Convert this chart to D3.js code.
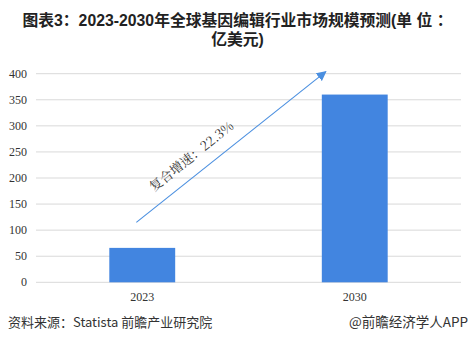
<!DOCTYPE html>
<html><head><meta charset="utf-8">
<script src="https://cdn.jsdelivr.net/npm/d3@7"></script>
<style>body{margin:0;background:#fff}svg{display:block}</style>
</head><body>
<script>
const categories = ["2023", "2030"];
const values = [66, 360];
const yTicks = [0, 50, 100, 150, 200, 250, 300, 350, 400];
const titleLines = ["图表3：2023-2030年全球基因编辑行业市场规模预测(单 位 ：", "亿美元)"];
const cagrLabel = "复合增速：22.3%";
const sourceText = "资料来源：Statista 前瞻产业研究院";
const brandText = "@前瞻经济学人APP";

const W = 475, H = 351;
const svg = d3.select("body").append("svg").attr("width", W).attr("height", H);
const m = {left: 36, right: 14, top: 73.7, bottom: 68.7};
const x = d3.scaleBand().domain(categories).range([m.left, W - m.right]).paddingInner(0.69).paddingOuter(0.345);
const y = d3.scaleLinear().domain([0, 400]).range([H - m.bottom, m.top]);

// title (one text, two lines)
const title = svg.append("text").attr("text-anchor", "middle")
  .attr("font-family", "'Liberation Sans', 'Noto Sans CJK SC', sans-serif")
  .attr("font-weight", "bold").attr("font-size", 15.8).attr("fill", "#222");
title.selectAll("tspan").data(titleLines).enter().append("tspan")
  .attr("x", W / 2).attr("y", (d, i) => 26 + i * 19).text(d => d);

// grid
svg.append("g").selectAll("line").data(yTicks).enter().append("line")
  .attr("x1", m.left).attr("x2", W - m.right)
  .attr("y1", d => y(d)).attr("y2", d => y(d))
  .attr("stroke", "#d9d9d9").attr("stroke-width", 1);

// y labels
svg.append("g").selectAll("text").data(yTicks).enter().append("text")
  .attr("x", 27).attr("y", d => y(d) + 4).attr("text-anchor", "end")
  .attr("font-family", "'Liberation Serif', serif").attr("font-size", 12).attr("fill", "#333").text(d => d);

// bars
svg.append("g").selectAll("rect").data(values).enter().append("rect")
  .attr("x", (d, i) => x(categories[i])).attr("width", x.bandwidth())
  .attr("y", d => y(d)).attr("height", d => y(0) - y(d)).attr("fill", "#4285e0");

// x labels
svg.append("g").selectAll("text").data(categories).enter().append("text")
  .attr("x", d => x(d) + x.bandwidth() / 2).attr("y", 301).attr("text-anchor", "middle")
  .attr("font-family", "'Liberation Serif', serif").attr("font-size", 12).attr("fill", "#333").text(d => d);

// arrow
const defs = svg.append("defs");
defs.append("marker").attr("id", "ah").attr("viewBox", "0 0 10 10").attr("refX", 9).attr("refY", 5)
  .attr("markerWidth", 10).attr("markerHeight", 10).attr("markerUnits", "userSpaceOnUse").attr("orient", "auto")
  .append("path").attr("d", "M0,0 L10,5 L0,10 Z").attr("fill", "#4a8fe0");
const ax1 = x("2023") + 27, ay1 = y(115), ax2 = x("2030") + 4, ay2 = y(404);
svg.append("line").attr("x1", ax1).attr("y1", ay1).attr("x2", ax2).attr("y2", ay2)
  .attr("stroke", "#4a8fe0").attr("stroke-width", 1.1).attr("marker-end", "url(#ah)");
const ang = Math.atan2(ay2 - ay1, ax2 - ax1) * 180 / Math.PI;
svg.append("text").attr("transform", `translate(154,192) rotate(${ang})`)
  .attr("font-family", "'Noto Serif CJK SC','Liberation Serif', serif").attr("font-size", 13).attr("fill", "#333").text(cagrLabel);

// footer
svg.append("text").attr("x", 8).attr("y", 327).attr("font-family", "'Noto Sans CJK SC', sans-serif")
  .attr("font-size", 13).attr("fill", "#333").text(sourceText);
svg.append("text").attr("x", 468).attr("y", 327).attr("text-anchor", "end").attr("font-family", "'Noto Sans CJK SC', sans-serif")
  .attr("font-size", 13.5).attr("fill", "#333").text(brandText);
</script>
</body></html>
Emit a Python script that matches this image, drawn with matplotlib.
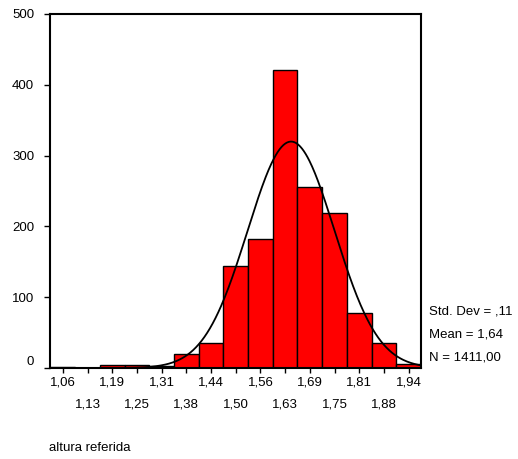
import matplotlib.pyplot as plt
import numpy as np

plt.rcParams['font.family'] = ['Liberation Sans', 'DejaVu Sans']

# bin centres (width 0.0625) and counts
BIN_WIDTH = 0.0625
BIN_CENTERS = [1.0625, 1.125, 1.1875, 1.25, 1.3125, 1.375, 1.4375, 1.5,
               1.5625, 1.625, 1.6875, 1.75, 1.8125, 1.875, 1.9375]
COUNTS = [1, 0, 4, 4, 3, 20, 35, 144, 182, 421, 255, 219, 77, 35, 5]
TICK_LABELS = ['1,06', '1,13', '1,19', '1,25', '1,31', '1,38', '1,44', '1,50',
               '1,56', '1,63', '1,69', '1,75', '1,81', '1,88', '1,94']

# summary statistics shown on the chart
MEAN = 1.64
STD_DEV = 0.11
N = 1411


def main() -> None:
    fig = plt.figure(figsize=(5.18, 4.59), dpi=100)
    ax = fig.add_axes([50 / 518, 1 - 368 / 459, 371 / 518, 354 / 459])

    ax.bar(BIN_CENTERS, COUNTS, width=BIN_WIDTH, color='#FF0000',
           edgecolor='black', linewidth=1.0, zorder=2)

    # fitted normal curve
    xs = np.linspace(1.03, BIN_CENTERS[-1] + BIN_WIDTH / 2, 400)
    ys = N * BIN_WIDTH / (STD_DEV * np.sqrt(2 * np.pi)) * np.exp(-0.5 * ((xs - MEAN) / STD_DEV) ** 2)
    ax.plot(xs, ys, color='black', linewidth=1.3, zorder=3)

    ax.set_xlim(1.03, BIN_CENTERS[-1] + BIN_WIDTH / 2)
    ax.set_ylim(0, 500)
    ax.set_yticks([0, 100, 200, 300, 400, 500])

    # alternate labels on two rows: major ticks on top row, minor on bottom row
    ax.set_xticks(BIN_CENTERS[0::2])
    ax.set_xticklabels(TICK_LABELS[0::2])
    ax.set_xticks(BIN_CENTERS[1::2], minor=True)
    ax.set_xticklabels(TICK_LABELS[1::2], minor=True)

    ax.tick_params(axis='x', which='major', direction='out', length=3.4, width=1.0, pad=3, labelsize=9.5)
    ax.tick_params(axis='x', which='minor', direction='out', length=3.4, width=1.0, pad=18.5, labelsize=9.5)
    ax.tick_params(axis='y', direction='out', length=4.3, width=1.0, pad=7, labelsize=9.5)
    # the "0" label sits slightly above the axis line
    ax.get_yticklabels()[0].set_verticalalignment('bottom')

    for spine in ax.spines.values():
        spine.set_linewidth(1.5)

    stats = ['Std. Dev = ,11', 'Mean = 1,64', 'N = 1411,00']
    for i, s in enumerate(stats):
        fig.text(429 / 518, 1 - (312 + 22.5 * i) / 459, s, fontsize=9.5,
                 ha='left', va='center')

    fig.text(49 / 518, 1 - 448 / 459, 'altura referida', fontsize=9.5,
             ha='left', va='center')

    fig.savefig('out.png', dpi=100)


if __name__ == '__main__':
    main()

^^^^

● **Problem**: Repeat the entries exactly. Pictures are excluded from the copy.

● **The completed task**:
Convert this chart to D3.js code.
<!DOCTYPE html>
<html><head><meta charset="utf-8">
<script src="https://cdn.jsdelivr.net/npm/d3@7"></script>
<style>body{margin:0;background:#fff}svg{display:block}</style>
</head><body>
<script>
const categories = ["2023", "2030"];
const values = [66, 360];
const yTicks = [0, 50, 100, 150, 200, 250, 300, 350, 400];
const titleLines = ["图表3：2023-2030年全球基因编辑行业市场规模预测(单 位 ：", "亿美元)"];
const cagrLabel = "复合增速：22.3%";
const sourceText = "资料来源：Statista 前瞻产业研究院";
const brandText = "@前瞻经济学人APP";

const W = 475, H = 351;
const svg = d3.select("body").append("svg").attr("width", W).attr("height", H);
const m = {left: 36, right: 14, top: 73.7, bottom: 68.7};
const x = d3.scaleBand().domain(categories).range([m.left, W - m.right]).paddingInner(0.69).paddingOuter(0.345);
const y = d3.scaleLinear().domain([0, 400]).range([H - m.bottom, m.top]);

// title (one text, two lines)
const title = svg.append("text").attr("text-anchor", "middle")
  .attr("font-family", "'Liberation Sans', 'Noto Sans CJK SC', sans-serif")
  .attr("font-weight", "bold").attr("font-size", 15.8).attr("fill", "#222");
title.selectAll("tspan").data(titleLines).enter().append("tspan")
  .attr("x", W / 2).attr("y", (d, i) => 26 + i * 19).text(d => d);

// grid
svg.append("g").selectAll("line").data(yTicks).enter().append("line")
  .attr("x1", m.left).attr("x2", W - m.right)
  .attr("y1", d => y(d)).attr("y2", d => y(d))
  .attr("stroke", "#d9d9d9").attr("stroke-width", 1);

// y labels
svg.append("g").selectAll("text").data(yTicks).enter().append("text")
  .attr("x", 27).attr("y", d => y(d) + 4).attr("text-anchor", "end")
  .attr("font-family", "'Liberation Serif', serif").attr("font-size", 12).attr("fill", "#333").text(d => d);

// bars
svg.append("g").selectAll("rect").data(values).enter().append("rect")
  .attr("x", (d, i) => x(categories[i])).attr("width", x.bandwidth())
  .attr("y", d => y(d)).attr("height", d => y(0) - y(d)).attr("fill", "#4285e0");

// x labels
svg.append("g").selectAll("text").data(categories).enter().append("text")
  .attr("x", d => x(d) + x.bandwidth() / 2).attr("y", 301).attr("text-anchor", "middle")
  .attr("font-family", "'Liberation Serif', serif").attr("font-size", 12).attr("fill", "#333").text(d => d);

// arrow
const defs = svg.append("defs");
defs.append("marker").attr("id", "ah").attr("viewBox", "0 0 10 10").attr("refX", 9).attr("refY", 5)
  .attr("markerWidth", 10).attr("markerHeight", 10).attr("markerUnits", "userSpaceOnUse").attr("orient", "auto")
  .append("path").attr("d", "M0,0 L10,5 L0,10 Z").attr("fill", "#4a8fe0");
const ax1 = x("2023") + 27, ay1 = y(115), ax2 = x("2030") + 4, ay2 = y(404);
svg.append("line").attr("x1", ax1).attr("y1", ay1).attr("x2", ax2).attr("y2", ay2)
  .attr("stroke", "#4a8fe0").attr("stroke-width", 1.1).attr("marker-end", "url(#ah)");
const ang = Math.atan2(ay2 - ay1, ax2 - ax1) * 180 / Math.PI;
svg.append("text").attr("transform", `translate(154,192) rotate(${ang})`)
  .attr("font-family", "'Noto Serif CJK SC','Liberation Serif', serif").attr("font-size", 13).attr("fill", "#333").text(cagrLabel);

// footer
svg.append("text").attr("x", 8).attr("y", 327).attr("font-family", "'Noto Sans CJK SC', sans-serif")
  .attr("font-size", 13).attr("fill", "#333").text(sourceText);
svg.append("text").attr("x", 468).attr("y", 327).attr("text-anchor", "end").attr("font-family", "'Noto Sans CJK SC', sans-serif")
  .attr("font-size", 13.5).attr("fill", "#333").text(brandText);
</script>
</body></html>
Emit a Python script that matches this image, drawn with matplotlib.
import matplotlib.pyplot as plt
import numpy as np

plt.rcParams['font.family'] = ['Liberation Sans', 'DejaVu Sans']

# bin centres (width 0.0625) and counts
BIN_WIDTH = 0.0625
BIN_CENTERS = [1.0625, 1.125, 1.1875, 1.25, 1.3125, 1.375, 1.4375, 1.5,
               1.5625, 1.625, 1.6875, 1.75, 1.8125, 1.875, 1.9375]
COUNTS = [1, 0, 4, 4, 3, 20, 35, 144, 182, 421, 255, 219, 77, 35, 5]
TICK_LABELS = ['1,06', '1,13', '1,19', '1,25', '1,31', '1,38', '1,44', '1,50',
               '1,56', '1,63', '1,69', '1,75', '1,81', '1,88', '1,94']

# summary statistics shown on the chart
MEAN = 1.64
STD_DEV = 0.11
N = 1411


def main() -> None:
    fig = plt.figure(figsize=(5.18, 4.59), dpi=100)
    ax = fig.add_axes([50 / 518, 1 - 368 / 459, 371 / 518, 354 / 459])

    ax.bar(BIN_CENTERS, COUNTS, width=BIN_WIDTH, color='#FF0000',
           edgecolor='black', linewidth=1.0, zorder=2)

    # fitted normal curve
    xs = np.linspace(1.03, BIN_CENTERS[-1] + BIN_WIDTH / 2, 400)
    ys = N * BIN_WIDTH / (STD_DEV * np.sqrt(2 * np.pi)) * np.exp(-0.5 * ((xs - MEAN) / STD_DEV) ** 2)
    ax.plot(xs, ys, color='black', linewidth=1.3, zorder=3)

    ax.set_xlim(1.03, BIN_CENTERS[-1] + BIN_WIDTH / 2)
    ax.set_ylim(0, 500)
    ax.set_yticks([0, 100, 200, 300, 400, 500])

    # alternate labels on two rows: major ticks on top row, minor on bottom row
    ax.set_xticks(BIN_CENTERS[0::2])
    ax.set_xticklabels(TICK_LABELS[0::2])
    ax.set_xticks(BIN_CENTERS[1::2], minor=True)
    ax.set_xticklabels(TICK_LABELS[1::2], minor=True)

    ax.tick_params(axis='x', which='major', direction='out', length=3.4, width=1.0, pad=3, labelsize=9.5)
    ax.tick_params(axis='x', which='minor', direction='out', length=3.4, width=1.0, pad=18.5, labelsize=9.5)
    ax.tick_params(axis='y', direction='out', length=4.3, width=1.0, pad=7, labelsize=9.5)
    # the "0" label sits slightly above the axis line
    ax.get_yticklabels()[0].set_verticalalignment('bottom')

    for spine in ax.spines.values():
        spine.set_linewidth(1.5)

    stats = ['Std. Dev = ,11', 'Mean = 1,64', 'N = 1411,00']
    for i, s in enumerate(stats):
        fig.text(429 / 518, 1 - (312 + 22.5 * i) / 459, s, fontsize=9.5,
                 ha='left', va='center')

    fig.text(49 / 518, 1 - 448 / 459, 'altura referida', fontsize=9.5,
             ha='left', va='center')

    fig.savefig('out.png', dpi=100)


if __name__ == '__main__':
    main()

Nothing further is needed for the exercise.